INSTRUCTIONS FOR THE TASK: Pictures are not part of the copy. Retype the lines from the first one through the line that contains "11,11,10,10,10, 9,9,8,8,7, 5,4,2,0];".

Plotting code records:
---

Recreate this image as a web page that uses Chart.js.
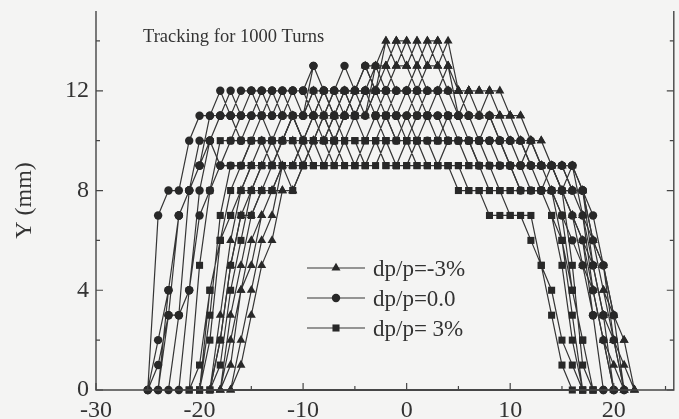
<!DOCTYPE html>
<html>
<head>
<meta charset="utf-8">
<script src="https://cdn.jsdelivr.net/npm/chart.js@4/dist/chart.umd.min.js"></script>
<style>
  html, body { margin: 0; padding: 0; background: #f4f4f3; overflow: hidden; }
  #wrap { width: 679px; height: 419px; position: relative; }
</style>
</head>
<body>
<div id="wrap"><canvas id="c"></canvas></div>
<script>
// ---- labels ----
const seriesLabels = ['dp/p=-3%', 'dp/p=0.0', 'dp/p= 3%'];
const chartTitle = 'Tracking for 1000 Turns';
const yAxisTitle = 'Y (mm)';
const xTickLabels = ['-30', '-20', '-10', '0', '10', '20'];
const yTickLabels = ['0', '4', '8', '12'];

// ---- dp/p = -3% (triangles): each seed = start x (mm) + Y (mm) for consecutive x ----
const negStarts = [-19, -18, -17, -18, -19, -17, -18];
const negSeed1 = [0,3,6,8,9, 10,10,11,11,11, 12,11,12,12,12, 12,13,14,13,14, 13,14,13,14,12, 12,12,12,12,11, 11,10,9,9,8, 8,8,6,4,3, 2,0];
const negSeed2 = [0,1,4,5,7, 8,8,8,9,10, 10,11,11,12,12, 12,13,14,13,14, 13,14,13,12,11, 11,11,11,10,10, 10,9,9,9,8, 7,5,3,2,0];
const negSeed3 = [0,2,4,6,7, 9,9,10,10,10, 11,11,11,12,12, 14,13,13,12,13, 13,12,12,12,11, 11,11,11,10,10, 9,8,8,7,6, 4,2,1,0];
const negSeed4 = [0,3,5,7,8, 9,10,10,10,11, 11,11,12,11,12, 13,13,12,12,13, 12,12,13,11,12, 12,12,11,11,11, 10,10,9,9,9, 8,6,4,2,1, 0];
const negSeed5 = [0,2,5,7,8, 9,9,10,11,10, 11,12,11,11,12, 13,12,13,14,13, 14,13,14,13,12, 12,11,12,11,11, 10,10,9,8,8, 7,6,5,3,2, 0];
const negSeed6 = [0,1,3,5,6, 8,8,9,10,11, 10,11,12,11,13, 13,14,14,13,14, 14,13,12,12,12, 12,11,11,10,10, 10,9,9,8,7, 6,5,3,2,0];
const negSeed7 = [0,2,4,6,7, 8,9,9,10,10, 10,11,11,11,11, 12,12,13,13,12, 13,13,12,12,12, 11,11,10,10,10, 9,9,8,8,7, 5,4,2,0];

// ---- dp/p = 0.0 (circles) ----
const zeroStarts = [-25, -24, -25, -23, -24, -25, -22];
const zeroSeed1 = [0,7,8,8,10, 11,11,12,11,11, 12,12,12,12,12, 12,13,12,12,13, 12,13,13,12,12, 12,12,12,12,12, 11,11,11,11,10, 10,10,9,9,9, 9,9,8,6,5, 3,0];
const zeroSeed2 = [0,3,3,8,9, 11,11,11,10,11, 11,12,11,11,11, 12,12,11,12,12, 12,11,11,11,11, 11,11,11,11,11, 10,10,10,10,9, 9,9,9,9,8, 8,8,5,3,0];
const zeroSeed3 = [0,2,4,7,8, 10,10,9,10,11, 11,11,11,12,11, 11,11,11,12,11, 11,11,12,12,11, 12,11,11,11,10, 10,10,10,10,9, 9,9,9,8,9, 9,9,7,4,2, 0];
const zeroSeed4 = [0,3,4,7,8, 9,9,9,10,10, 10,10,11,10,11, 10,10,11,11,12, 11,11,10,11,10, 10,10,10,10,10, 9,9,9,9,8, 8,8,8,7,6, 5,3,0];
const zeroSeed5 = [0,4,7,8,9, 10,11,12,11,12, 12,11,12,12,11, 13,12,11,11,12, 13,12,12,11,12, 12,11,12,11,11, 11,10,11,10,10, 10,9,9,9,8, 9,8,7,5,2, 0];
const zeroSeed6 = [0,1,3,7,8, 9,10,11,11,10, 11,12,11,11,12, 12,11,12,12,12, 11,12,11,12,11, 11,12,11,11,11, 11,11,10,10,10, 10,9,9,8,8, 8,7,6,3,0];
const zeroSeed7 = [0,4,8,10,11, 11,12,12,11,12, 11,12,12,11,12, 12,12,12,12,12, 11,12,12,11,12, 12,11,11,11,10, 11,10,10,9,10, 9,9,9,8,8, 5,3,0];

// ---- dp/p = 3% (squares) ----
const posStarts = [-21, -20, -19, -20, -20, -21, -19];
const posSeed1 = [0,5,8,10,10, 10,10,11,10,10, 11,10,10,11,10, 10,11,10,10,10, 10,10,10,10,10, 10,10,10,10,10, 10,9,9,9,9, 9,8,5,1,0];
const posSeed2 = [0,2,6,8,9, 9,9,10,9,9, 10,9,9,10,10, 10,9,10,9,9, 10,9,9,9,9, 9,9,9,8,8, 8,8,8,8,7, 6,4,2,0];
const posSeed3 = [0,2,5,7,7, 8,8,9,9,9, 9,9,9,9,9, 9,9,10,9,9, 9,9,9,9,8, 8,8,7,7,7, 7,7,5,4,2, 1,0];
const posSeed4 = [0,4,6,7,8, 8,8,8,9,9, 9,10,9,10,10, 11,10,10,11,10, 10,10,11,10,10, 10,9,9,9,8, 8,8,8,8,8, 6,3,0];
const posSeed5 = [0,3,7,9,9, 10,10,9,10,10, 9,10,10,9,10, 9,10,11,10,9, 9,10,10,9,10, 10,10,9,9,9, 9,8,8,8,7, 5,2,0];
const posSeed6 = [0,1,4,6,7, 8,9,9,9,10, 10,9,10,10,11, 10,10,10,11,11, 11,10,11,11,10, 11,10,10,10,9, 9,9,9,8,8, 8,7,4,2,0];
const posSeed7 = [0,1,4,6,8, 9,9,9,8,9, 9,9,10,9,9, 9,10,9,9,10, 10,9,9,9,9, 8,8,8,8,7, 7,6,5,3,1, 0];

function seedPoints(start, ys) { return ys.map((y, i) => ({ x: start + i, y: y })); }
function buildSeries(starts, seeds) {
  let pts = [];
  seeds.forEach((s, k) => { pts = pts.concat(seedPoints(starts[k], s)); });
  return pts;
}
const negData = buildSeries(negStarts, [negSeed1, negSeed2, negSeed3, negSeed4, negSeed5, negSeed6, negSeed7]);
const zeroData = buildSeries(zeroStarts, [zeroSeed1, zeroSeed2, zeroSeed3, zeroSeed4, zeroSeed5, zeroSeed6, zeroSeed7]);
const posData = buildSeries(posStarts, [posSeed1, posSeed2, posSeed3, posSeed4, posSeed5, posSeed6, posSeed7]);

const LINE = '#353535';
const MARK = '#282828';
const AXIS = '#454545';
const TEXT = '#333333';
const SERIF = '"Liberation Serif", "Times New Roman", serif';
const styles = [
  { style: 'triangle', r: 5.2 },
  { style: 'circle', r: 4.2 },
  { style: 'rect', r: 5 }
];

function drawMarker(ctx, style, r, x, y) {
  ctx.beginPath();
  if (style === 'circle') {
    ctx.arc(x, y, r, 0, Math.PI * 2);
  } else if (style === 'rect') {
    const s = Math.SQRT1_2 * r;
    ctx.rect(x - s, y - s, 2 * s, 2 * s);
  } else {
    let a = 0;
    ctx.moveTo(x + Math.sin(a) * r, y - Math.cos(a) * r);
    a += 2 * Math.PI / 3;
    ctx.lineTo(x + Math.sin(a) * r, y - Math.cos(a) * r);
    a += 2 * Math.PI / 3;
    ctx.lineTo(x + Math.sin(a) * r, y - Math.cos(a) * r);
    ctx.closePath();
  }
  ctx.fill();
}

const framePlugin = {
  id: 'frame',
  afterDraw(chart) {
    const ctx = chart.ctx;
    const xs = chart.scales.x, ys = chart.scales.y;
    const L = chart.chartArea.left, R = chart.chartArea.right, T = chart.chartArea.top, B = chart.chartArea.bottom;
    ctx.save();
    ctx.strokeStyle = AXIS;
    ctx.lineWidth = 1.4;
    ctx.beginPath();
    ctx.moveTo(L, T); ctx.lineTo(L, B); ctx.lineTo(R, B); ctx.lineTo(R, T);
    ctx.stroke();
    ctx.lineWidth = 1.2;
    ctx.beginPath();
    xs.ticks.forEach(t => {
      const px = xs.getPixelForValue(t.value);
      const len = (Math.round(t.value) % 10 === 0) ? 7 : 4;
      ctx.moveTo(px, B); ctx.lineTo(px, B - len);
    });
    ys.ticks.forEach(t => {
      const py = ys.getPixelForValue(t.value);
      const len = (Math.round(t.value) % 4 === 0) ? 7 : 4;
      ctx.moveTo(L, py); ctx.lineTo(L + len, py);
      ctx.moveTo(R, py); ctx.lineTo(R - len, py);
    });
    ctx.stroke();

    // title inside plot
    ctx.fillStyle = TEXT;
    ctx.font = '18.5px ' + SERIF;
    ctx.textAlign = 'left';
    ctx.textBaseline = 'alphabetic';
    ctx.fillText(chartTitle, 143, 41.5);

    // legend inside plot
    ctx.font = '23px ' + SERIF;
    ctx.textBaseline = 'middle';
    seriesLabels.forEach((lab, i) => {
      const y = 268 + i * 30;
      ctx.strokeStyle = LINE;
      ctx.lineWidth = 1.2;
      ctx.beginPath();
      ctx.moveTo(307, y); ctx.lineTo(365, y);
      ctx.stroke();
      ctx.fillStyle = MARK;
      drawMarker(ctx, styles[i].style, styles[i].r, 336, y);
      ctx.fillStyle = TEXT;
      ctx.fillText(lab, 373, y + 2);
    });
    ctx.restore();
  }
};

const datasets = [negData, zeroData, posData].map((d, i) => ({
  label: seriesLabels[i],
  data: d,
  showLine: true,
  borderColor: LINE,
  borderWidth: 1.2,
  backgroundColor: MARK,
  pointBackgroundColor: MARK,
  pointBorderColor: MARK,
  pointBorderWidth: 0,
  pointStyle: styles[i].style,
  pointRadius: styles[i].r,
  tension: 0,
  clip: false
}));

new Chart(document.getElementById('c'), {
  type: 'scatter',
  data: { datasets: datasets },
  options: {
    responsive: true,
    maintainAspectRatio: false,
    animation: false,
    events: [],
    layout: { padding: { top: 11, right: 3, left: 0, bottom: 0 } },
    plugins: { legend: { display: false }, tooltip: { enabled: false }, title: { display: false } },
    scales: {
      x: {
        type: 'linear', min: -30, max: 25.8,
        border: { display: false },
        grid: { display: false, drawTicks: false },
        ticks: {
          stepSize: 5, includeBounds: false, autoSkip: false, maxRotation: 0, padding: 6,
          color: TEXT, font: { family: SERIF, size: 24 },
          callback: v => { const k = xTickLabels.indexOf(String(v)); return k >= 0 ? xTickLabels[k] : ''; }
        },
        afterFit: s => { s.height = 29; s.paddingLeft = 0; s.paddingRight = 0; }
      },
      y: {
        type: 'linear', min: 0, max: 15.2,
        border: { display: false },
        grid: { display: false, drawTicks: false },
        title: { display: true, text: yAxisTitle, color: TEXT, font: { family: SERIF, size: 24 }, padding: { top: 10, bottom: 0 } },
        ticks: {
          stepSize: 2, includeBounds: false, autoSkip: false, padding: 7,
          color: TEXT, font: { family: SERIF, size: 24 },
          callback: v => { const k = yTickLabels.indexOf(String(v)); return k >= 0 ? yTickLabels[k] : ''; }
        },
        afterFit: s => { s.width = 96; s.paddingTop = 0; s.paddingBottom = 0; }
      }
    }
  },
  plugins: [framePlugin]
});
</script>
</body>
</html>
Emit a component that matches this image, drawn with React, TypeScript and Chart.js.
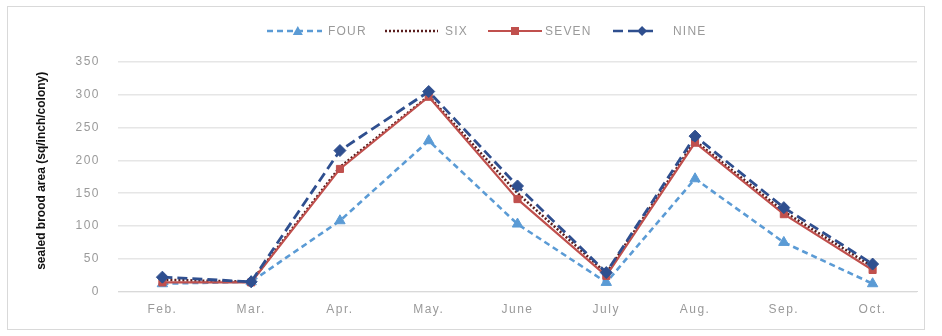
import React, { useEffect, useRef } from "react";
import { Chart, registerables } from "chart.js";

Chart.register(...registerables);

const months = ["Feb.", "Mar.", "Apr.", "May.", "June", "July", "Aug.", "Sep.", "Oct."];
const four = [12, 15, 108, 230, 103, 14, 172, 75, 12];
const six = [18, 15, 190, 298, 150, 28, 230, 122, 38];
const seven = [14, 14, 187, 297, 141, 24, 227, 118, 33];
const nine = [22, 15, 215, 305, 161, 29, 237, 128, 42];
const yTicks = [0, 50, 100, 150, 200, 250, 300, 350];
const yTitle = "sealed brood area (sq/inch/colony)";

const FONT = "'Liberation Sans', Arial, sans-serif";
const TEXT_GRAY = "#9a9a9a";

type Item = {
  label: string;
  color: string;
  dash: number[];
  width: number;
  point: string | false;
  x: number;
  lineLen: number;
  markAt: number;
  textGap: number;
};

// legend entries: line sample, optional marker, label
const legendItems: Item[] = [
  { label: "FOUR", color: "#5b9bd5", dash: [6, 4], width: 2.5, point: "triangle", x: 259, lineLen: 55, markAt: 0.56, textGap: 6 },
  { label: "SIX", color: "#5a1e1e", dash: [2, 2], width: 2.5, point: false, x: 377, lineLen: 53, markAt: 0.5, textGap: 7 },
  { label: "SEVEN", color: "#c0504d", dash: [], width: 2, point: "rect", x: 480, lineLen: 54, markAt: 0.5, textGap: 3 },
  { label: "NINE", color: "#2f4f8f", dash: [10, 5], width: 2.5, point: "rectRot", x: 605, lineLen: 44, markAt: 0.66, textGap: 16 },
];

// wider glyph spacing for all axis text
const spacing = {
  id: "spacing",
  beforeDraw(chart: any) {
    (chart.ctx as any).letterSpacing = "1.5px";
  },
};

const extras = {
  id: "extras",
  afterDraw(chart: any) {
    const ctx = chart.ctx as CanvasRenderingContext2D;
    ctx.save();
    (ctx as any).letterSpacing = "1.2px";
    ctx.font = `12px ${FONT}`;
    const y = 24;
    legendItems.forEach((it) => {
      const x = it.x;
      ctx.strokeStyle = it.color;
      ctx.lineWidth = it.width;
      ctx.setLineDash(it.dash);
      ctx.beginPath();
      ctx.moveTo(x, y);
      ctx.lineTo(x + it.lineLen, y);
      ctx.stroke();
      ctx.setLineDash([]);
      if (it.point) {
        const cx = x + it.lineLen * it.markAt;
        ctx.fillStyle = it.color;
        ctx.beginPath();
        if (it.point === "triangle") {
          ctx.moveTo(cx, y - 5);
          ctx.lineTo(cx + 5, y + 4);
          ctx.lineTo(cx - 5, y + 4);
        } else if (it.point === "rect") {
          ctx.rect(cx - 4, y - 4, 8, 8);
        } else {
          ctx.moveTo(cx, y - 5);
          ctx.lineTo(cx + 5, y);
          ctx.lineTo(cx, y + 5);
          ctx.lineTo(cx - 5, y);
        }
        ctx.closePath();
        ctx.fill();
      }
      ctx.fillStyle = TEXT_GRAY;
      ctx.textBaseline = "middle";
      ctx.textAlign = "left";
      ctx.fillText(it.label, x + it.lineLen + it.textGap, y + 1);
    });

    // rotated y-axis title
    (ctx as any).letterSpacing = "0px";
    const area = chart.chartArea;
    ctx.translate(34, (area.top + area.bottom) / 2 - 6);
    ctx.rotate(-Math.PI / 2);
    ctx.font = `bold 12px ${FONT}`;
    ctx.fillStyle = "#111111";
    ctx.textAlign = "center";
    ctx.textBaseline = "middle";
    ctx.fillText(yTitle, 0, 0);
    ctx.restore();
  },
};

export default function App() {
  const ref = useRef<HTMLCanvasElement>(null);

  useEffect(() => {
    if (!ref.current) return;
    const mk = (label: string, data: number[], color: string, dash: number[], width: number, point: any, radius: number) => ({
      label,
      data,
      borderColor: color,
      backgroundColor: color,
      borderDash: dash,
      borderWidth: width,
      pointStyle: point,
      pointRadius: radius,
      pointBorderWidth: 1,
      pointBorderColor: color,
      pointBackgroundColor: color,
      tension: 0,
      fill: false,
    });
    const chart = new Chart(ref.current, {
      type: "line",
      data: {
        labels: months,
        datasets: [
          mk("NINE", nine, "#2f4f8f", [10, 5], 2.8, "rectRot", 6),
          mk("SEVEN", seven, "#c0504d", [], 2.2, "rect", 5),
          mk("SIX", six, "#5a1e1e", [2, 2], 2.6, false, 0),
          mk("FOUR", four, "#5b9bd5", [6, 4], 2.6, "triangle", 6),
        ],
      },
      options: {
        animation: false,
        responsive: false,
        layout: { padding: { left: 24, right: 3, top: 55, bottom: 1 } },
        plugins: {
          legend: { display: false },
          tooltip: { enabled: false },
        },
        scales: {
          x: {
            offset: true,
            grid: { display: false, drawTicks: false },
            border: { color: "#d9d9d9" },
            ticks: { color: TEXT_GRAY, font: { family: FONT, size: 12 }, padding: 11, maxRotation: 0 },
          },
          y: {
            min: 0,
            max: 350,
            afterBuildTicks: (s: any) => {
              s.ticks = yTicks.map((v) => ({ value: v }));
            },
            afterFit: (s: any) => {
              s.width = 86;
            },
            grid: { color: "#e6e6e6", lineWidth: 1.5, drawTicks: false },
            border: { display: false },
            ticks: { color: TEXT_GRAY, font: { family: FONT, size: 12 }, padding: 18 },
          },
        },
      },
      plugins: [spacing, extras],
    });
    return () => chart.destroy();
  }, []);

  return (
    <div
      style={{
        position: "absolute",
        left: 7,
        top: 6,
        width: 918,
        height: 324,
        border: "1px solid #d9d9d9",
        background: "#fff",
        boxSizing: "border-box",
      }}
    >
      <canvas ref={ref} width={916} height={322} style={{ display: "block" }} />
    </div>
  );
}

---

FULL RESPONSE:
Recreate this image as a web page that uses Chart.js.
<!DOCTYPE html>
<html>
<head>
<meta charset="utf-8">
<script src="https://cdn.jsdelivr.net/npm/chart.js@4/dist/chart.umd.min.js"></script>
<style>
  html, body { margin: 0; padding: 0; background: #f4f4f3; overflow: hidden; }
  #wrap { width: 679px; height: 419px; position: relative; }
</style>
</head>
<body>
<div id="wrap"><canvas id="c"></canvas></div>
<script>
// ---- labels ----
const seriesLabels = ['dp/p=-3%', 'dp/p=0.0', 'dp/p= 3%'];
const chartTitle = 'Tracking for 1000 Turns';
const yAxisTitle = 'Y (mm)';
const xTickLabels = ['-30', '-20', '-10', '0', '10', '20'];
const yTickLabels = ['0', '4', '8', '12'];

// ---- dp/p = -3% (triangles): each seed = start x (mm) + Y (mm) for consecutive x ----
const negStarts = [-19, -18, -17, -18, -19, -17, -18];
const negSeed1 = [0,3,6,8,9, 10,10,11,11,11, 12,11,12,12,12, 12,13,14,13,14, 13,14,13,14,12, 12,12,12,12,11, 11,10,9,9,8, 8,8,6,4,3, 2,0];
const negSeed2 = [0,1,4,5,7, 8,8,8,9,10, 10,11,11,12,12, 12,13,14,13,14, 13,14,13,12,11, 11,11,11,10,10, 10,9,9,9,8, 7,5,3,2,0];
const negSeed3 = [0,2,4,6,7, 9,9,10,10,10, 11,11,11,12,12, 14,13,13,12,13, 13,12,12,12,11, 11,11,11,10,10, 9,8,8,7,6, 4,2,1,0];
const negSeed4 = [0,3,5,7,8, 9,10,10,10,11, 11,11,12,11,12, 13,13,12,12,13, 12,12,13,11,12, 12,12,11,11,11, 10,10,9,9,9, 8,6,4,2,1, 0];
const negSeed5 = [0,2,5,7,8, 9,9,10,11,10, 11,12,11,11,12, 13,12,13,14,13, 14,13,14,13,12, 12,11,12,11,11, 10,10,9,8,8, 7,6,5,3,2, 0];
const negSeed6 = [0,1,3,5,6, 8,8,9,10,11, 10,11,12,11,13, 13,14,14,13,14, 14,13,12,12,12, 12,11,11,10,10, 10,9,9,8,7, 6,5,3,2,0];
const negSeed7 = [0,2,4,6,7, 8,9,9,10,10, 10,11,11,11,11, 12,12,13,13,12, 13,13,12,12,12, 11,11,10,10,10, 9,9,8,8,7, 5,4,2,0];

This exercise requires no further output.